WHAT THE TASK REQUIRES: Look for "React" in the listing below. Gather each line that contains it.
───── DATA EXCERPT
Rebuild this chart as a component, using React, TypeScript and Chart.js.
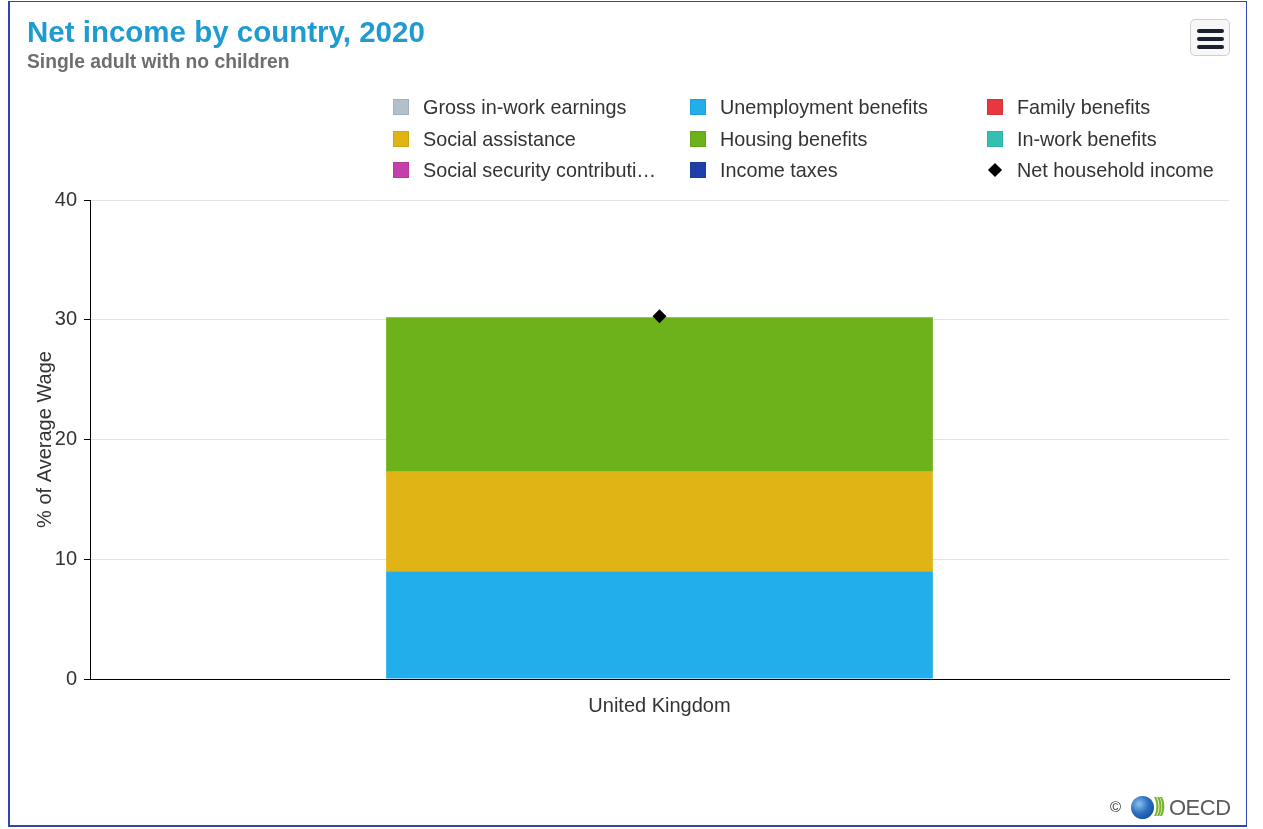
import React, { useEffect, useRef } from "react";
import { Chart, registerables } from "chart.js";

Chart.register(...registerables);

// ---- data ----
const categories = ["United Kingdom"];
const grossEarnings = [0];
const unemploymentBenefits = [9.0];
const familyBenefits = [0];
const socialAssistance = [8.3];
const housingBenefits = [12.9];
const inWorkBenefits = [0];
const socialSecurity = [0];
const incomeTaxes = [0];
const netIncome = [30.3];

const yMin = 0;
const yMax = 40;
const yStep = 10;

const titleText = "Net income by country, 2020";
const subtitleText = "Single adult with no children";
const yTitle = "% of Average Wage";

// legend in display order (3 columns)
const legendLabels = [
  "Gross in-work earnings",
  "Unemployment benefits",
  "Family benefits",
  "Social assistance",
  "Housing benefits",
  "In-work benefits",
  "Social security contributi…",
  "Income taxes",
  "Net household income",
];
const legendColors = [
  "#b3c0ca",
  "#22aeeb",
  "#e8373e",
  "#e0b414",
  "#6cb21a",
  "#33c0b2",
  "#c43fab",
  "#1d3faa",
  "#000000",
];

const FONT = "'Liberation Sans', Arial, Helvetica, sans-serif";

export default function App() {
  const canvasRef = useRef<HTMLCanvasElement | null>(null);

  useEffect(() => {
    const ctx = canvasRef.current!;
    const barDs = (label: string, data: number[], color: string) => ({
      type: "bar" as const,
      label,
      data,
      backgroundColor: color,
      borderWidth: 0,
      stack: "s",
      barPercentage: 0.48,
      categoryPercentage: 1,
    });
    const chart = new Chart(ctx, {
      type: "bar",
      data: {
        labels: categories,
        datasets: [
          barDs("Gross in-work earnings", grossEarnings, legendColors[0]),
          barDs("Unemployment benefits", unemploymentBenefits, legendColors[1]),
          barDs("Family benefits", familyBenefits, legendColors[2]),
          barDs("Social assistance", socialAssistance, legendColors[3]),
          barDs("Housing benefits", housingBenefits, legendColors[4]),
          barDs("In-work benefits", inWorkBenefits, legendColors[5]),
          barDs("Social security contributions", socialSecurity, legendColors[6]),
          barDs("Income taxes", incomeTaxes, legendColors[7]),
          {
            type: "line" as const,
            label: "Net household income",
            data: netIncome,
            stack: "net",
            showLine: false,
            pointStyle: "rectRot",
            pointRadius: 7,
            pointBackgroundColor: "#000",
            pointBorderColor: "#000",
            pointBorderWidth: 0,
            order: -1,
          } as any,
        ],
      },
      options: {
        responsive: false,
        animation: false,
        layout: { padding: { left: 29, right: 34, top: 200, bottom: 90 } },
        plugins: {
          legend: { display: false },
          tooltip: { enabled: false },
          title: { display: false },
        },
        scales: {
          x: {
            stacked: true,
            grid: { display: false },
            border: { display: true, color: "#000", width: 1 },
            ticks: { color: "#333", font: { family: FONT, size: 20 }, padding: 7 },
            afterFit: (s: any) => {
              s.height = 60;
            },
          },
          y: {
            stacked: true,
            min: yMin,
            max: yMax,
            ticks: {
              stepSize: yStep,
              color: "#333",
              font: { family: FONT, size: 20 },
              padding: 7,
            },
            grid: { color: "#e3e3e3", tickColor: "#000", tickLength: 6 },
            border: { display: true, color: "#000", width: 1 },
            title: {
              display: true,
              text: yTitle,
              color: "#333",
              font: { family: FONT, size: 20 },
            },
            afterFit: (s: any) => {
              s.width = 61;
            },
          },
        },
      },
    });
    return () => chart.destroy();
  }, []);

  return (
    <div
      style={{
        position: "absolute",
        left: 0,
        top: 0,
        width: 1263,
        height: 829,
        background: "#fff",
        fontFamily: FONT,
        overflow: "hidden",
      }}
    >
      {/* frame */}
      <div
        style={{
          position: "absolute",
          left: 8,
          top: 1,
          width: 1239,
          height: 826,
          border: "1px solid #2f45b0",
          borderLeftWidth: 2,
          borderBottomWidth: 2,
          boxSizing: "border-box",
        }}
      />
      <canvas
        ref={canvasRef}
        width={1263}
        height={829}
        style={{ position: "absolute", left: 0, top: 0, width: 1263, height: 829 }}
      />
      {/* title */}
      <div
        style={{
          position: "absolute",
          left: 27,
          top: 15,
          fontSize: 29.5,
          fontWeight: "bold",
          color: "#1f9bd2",
          whiteSpace: "nowrap",
        }}
      >
        {titleText}
      </div>
      <div
        style={{
          position: "absolute",
          left: 27,
          top: 51,
          fontSize: 19.3,
          fontWeight: "bold",
          color: "#6e6e6e",
          whiteSpace: "nowrap",
        }}
      >
        {subtitleText}
      </div>
      {/* menu button */}
      <div
        style={{
          position: "absolute",
          left: 1190,
          top: 19,
          width: 40,
          height: 37,
          boxSizing: "border-box",
          border: "1px solid #cfcfcf",
          borderRadius: 5,
          background: "#f7f7f7",
        }}
      >
        {[9, 17, 25].map((t) => (
          <div
            key={t}
            style={{
              position: "absolute",
              left: 6,
              top: t,
              width: 27,
              height: 3.5,
              borderRadius: 2,
              background: "#1b2030",
            }}
          />
        ))}
      </div>
      {/* legend */}
      {legendLabels.map((lab, i) => {
        const col = i % 3;
        const row = Math.floor(i / 3);
        const x = 393 + col * 297;
        const y = 107 + row * 31.5;
        const isDiamond = i === legendLabels.length - 1;
        return (
          <div key={lab} style={{ position: "absolute", left: x, top: y - 12, height: 24 }}>
            {isDiamond ? (
              <div
                style={{
                  position: "absolute",
                  left: 3,
                  top: 7,
                  width: 10,
                  height: 10,
                  background: legendColors[i],
                  transform: "rotate(45deg)",
                }}
              />
            ) : (
              <div
                style={{
                  position: "absolute",
                  left: 0,
                  top: 4,
                  width: 16,
                  height: 16,
                  boxSizing: "border-box",
                  background: legendColors[i],
                  border: "1px solid rgba(0,0,0,0.08)",
                }}
              />
            )}
            <div
              style={{
                position: "absolute",
                left: 30,
                top: 0,
                fontSize: 19.8,
                lineHeight: "24px",
                color: "#333",
                whiteSpace: "nowrap",
              }}
            >
              {lab}
            </div>
          </div>
        );
      })}
      {/* credits */}
      <span style={{ position: "absolute", left: 1110, top: 798, fontSize: 15, color: "#333" }}>©</span>
      <div
        style={{
          position: "absolute",
          left: 1131,
          top: 796,
          width: 23,
          height: 23,
          borderRadius: "50%",
          background: "radial-gradient(circle at 35% 35%, #8fc0ec 0%, #2a6fc0 45%, #0d3f8c 100%)",
        }}
      />
      <span
        style={{
          position: "absolute",
          left: 1154,
          top: 794,
          fontSize: 20,
          fontWeight: "bold",
          color: "#7ab42a",
          letterSpacing: -3,
          transform: "scaleX(0.8)",
          transformOrigin: "left center",
        }}
      >
        {")))"}
      </span>
      <span style={{ position: "absolute", left: 1169, top: 795, fontSize: 22, color: "#5a5a5a", letterSpacing: -0.5 }}>
        OECD
      </span>
    </div>
  );
}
──────────
RESPONSE FOR THIS EXERCISE:
Rebuild this chart as a component, using React, TypeScript and Chart.js.
import React, { useEffect, useRef } from "react";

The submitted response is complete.